Stanford University School of Medicine researchers say they have developed an inexpensive, portable, microchip-based test for diagnosing type 1 diabetes that they believe could improve patient care worldwide and help researchers better understand the disease.

Described in a paper (“A plasmonic chip for biomarker discovery and diagnosis of type 1 diabetes”) published in Nature Medicine, the test employs nanotechnology to detect type 1 diabetes outside hospital settings. The handheld microchips distinguish between the two main forms of diabetes mellitus, which are both characterized by high blood-sugar levels but have different causes and treatments.

Until now, making the distinction has required a slow, expensive test available only in sophisticated healthcare settings, according to Brian Feldman, M.D., Ph.D., assistant professor of pediatric endocrinology, the Bechtel Endowed Faculty Scholar in Pediatric Translational Medicine, and the senior author of the paper. The scientists are seeking FDA approval of the device.

“With the new test, not only do we anticipate being able to diagnose diabetes more efficiently and more broadly, we will also understand diabetes better, both the natural history and how new therapies impact the body,” said Dr. Feldman.

Better testing is needed because recent changes in who gets each form of the disease have made it risky to categorize patients based on their age, ethnicity, or weight, as was common in the past, and also because of growing evidence that early, aggressive treatment of type 1 diabetes improves patients' long-term prognoses, continued Dr. Feldman.

Decades ago, type 1 diabetes was diagnosed almost exclusively in children, and type 2 diabetes almost always in middle-aged, overweight adults. The distinction was so sharp that lab confirmation of diabetes type was usually considered unnecessary, and was often avoided because of the old test's expense and difficulty. Now, because of the childhood obesity epidemic, about a quarter of newly diagnosed children have type 2 diabetes. And, for unclear reasons, a growing number of newly diagnosed adults have type 1.

Type 1 diabetes is an autoimmune disease caused by an inappropriate immune-system attack on healthy tissue. As a result, patients' bodies stop making insulin, a hormone that plays a key role in processing sugar. The disease begins when a person's own antibodies attack the insulin-producing cells in the pancreas. The autoantibodies are present in people with type 1 but not those with type 2, which is how tests distinguish between them.

“Delayed diagnosis of T1D [type 1 diabetes] can result in severe illness or death, and rapid diagnosis of T1D is critical for the efficacy of emerging therapies,” wrote the investigators. “However, attempts to apply next-generation platforms have been unsuccessful for detecting diabetes biomarkers.
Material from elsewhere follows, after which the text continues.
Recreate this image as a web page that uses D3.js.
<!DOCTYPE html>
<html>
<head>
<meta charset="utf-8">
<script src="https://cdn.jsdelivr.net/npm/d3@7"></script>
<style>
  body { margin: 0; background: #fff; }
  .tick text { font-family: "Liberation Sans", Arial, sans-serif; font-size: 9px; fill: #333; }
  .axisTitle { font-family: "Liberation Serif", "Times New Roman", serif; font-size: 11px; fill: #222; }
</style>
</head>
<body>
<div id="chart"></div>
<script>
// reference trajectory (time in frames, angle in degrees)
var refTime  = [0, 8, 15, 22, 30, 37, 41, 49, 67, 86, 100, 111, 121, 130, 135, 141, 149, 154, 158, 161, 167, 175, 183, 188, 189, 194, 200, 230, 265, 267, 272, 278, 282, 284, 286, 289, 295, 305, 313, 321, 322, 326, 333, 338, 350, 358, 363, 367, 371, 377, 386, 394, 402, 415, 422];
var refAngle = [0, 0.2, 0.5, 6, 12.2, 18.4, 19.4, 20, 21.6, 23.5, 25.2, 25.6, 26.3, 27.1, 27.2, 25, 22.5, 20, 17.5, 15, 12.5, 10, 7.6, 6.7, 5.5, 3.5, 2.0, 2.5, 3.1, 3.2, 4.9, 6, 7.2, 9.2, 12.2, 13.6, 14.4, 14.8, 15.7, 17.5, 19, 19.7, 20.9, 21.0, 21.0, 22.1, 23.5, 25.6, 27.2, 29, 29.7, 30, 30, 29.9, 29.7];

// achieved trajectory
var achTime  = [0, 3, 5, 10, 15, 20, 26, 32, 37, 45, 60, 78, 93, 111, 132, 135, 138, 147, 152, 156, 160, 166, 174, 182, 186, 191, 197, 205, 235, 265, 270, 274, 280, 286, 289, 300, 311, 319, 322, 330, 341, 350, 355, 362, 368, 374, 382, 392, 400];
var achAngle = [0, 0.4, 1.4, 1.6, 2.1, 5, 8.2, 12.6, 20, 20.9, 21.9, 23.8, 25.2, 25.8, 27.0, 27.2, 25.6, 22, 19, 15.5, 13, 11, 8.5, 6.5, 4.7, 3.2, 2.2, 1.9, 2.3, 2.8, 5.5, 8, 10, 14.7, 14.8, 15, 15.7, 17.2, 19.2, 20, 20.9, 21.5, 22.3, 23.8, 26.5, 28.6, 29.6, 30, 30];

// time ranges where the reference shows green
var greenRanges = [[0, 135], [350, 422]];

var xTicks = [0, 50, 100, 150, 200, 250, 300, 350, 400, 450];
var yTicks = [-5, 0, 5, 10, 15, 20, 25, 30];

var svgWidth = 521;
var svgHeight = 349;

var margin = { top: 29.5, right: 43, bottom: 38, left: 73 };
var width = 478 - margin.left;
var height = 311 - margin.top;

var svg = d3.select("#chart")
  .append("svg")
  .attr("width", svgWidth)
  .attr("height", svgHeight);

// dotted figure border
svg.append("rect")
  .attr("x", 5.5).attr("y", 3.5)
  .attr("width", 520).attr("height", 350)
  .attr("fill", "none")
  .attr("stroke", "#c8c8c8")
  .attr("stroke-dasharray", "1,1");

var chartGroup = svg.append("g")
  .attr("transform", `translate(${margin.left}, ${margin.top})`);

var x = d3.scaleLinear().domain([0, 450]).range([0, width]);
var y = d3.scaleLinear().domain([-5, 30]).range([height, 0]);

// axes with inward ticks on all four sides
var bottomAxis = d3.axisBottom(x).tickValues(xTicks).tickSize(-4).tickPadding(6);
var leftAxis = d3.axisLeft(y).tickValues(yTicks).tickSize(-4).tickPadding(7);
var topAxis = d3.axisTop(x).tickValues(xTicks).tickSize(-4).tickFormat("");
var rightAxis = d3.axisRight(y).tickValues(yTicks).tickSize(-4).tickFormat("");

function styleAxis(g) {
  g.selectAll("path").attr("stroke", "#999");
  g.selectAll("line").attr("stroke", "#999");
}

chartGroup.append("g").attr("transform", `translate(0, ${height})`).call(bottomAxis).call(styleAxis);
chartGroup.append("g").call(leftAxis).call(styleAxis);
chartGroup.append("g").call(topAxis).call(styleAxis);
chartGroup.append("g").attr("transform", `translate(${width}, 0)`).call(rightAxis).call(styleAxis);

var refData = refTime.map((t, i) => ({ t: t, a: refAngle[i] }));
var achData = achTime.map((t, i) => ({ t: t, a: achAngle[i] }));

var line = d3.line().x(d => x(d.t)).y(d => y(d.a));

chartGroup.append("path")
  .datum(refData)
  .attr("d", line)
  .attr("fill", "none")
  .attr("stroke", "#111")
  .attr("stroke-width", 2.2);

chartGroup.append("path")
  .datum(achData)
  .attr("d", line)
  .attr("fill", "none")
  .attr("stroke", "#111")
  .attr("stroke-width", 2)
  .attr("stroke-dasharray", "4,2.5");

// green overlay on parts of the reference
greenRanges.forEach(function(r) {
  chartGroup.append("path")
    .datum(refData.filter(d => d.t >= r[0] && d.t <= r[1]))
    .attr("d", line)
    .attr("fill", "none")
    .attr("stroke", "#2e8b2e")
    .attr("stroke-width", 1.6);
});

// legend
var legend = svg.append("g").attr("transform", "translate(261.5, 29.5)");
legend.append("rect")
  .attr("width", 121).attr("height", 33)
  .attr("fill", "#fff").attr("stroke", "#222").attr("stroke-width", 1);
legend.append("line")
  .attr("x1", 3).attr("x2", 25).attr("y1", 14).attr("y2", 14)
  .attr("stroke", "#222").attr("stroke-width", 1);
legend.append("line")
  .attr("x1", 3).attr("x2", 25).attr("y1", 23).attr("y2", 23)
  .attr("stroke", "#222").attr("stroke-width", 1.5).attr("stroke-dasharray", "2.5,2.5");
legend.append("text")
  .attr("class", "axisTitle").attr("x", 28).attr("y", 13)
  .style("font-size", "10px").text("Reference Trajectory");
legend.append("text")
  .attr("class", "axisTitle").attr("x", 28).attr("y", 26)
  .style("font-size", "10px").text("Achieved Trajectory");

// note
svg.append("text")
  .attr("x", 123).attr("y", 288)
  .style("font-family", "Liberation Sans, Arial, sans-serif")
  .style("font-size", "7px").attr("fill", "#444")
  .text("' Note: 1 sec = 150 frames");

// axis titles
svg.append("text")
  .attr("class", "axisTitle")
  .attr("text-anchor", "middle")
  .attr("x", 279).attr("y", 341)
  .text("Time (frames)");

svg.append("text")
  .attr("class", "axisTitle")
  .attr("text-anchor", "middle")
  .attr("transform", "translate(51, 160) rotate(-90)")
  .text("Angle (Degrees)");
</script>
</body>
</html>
Here we describe the development of a plasmonic gold chip for near-infrared fluorescence–enhanced (NIR-FE) detection of islet cell–targeting autoantibodies. We demonstrate that this platform has high sensitivity and specificity for the diagnosis of T1D and can be used to discover previously unknown biomarkers of T1D.”

In addition to new diabetics, people who are at risk of developing type 1 diabetes, such as patients' close relatives, also may benefit from the test because it will allow doctors to quickly and cheaply track their autoantibody levels before they show symptoms, explained Dr. Feldman, who added that because the test is so inexpensive, it may also allow the first broad screening for diabetes autoantibodies in the population at large.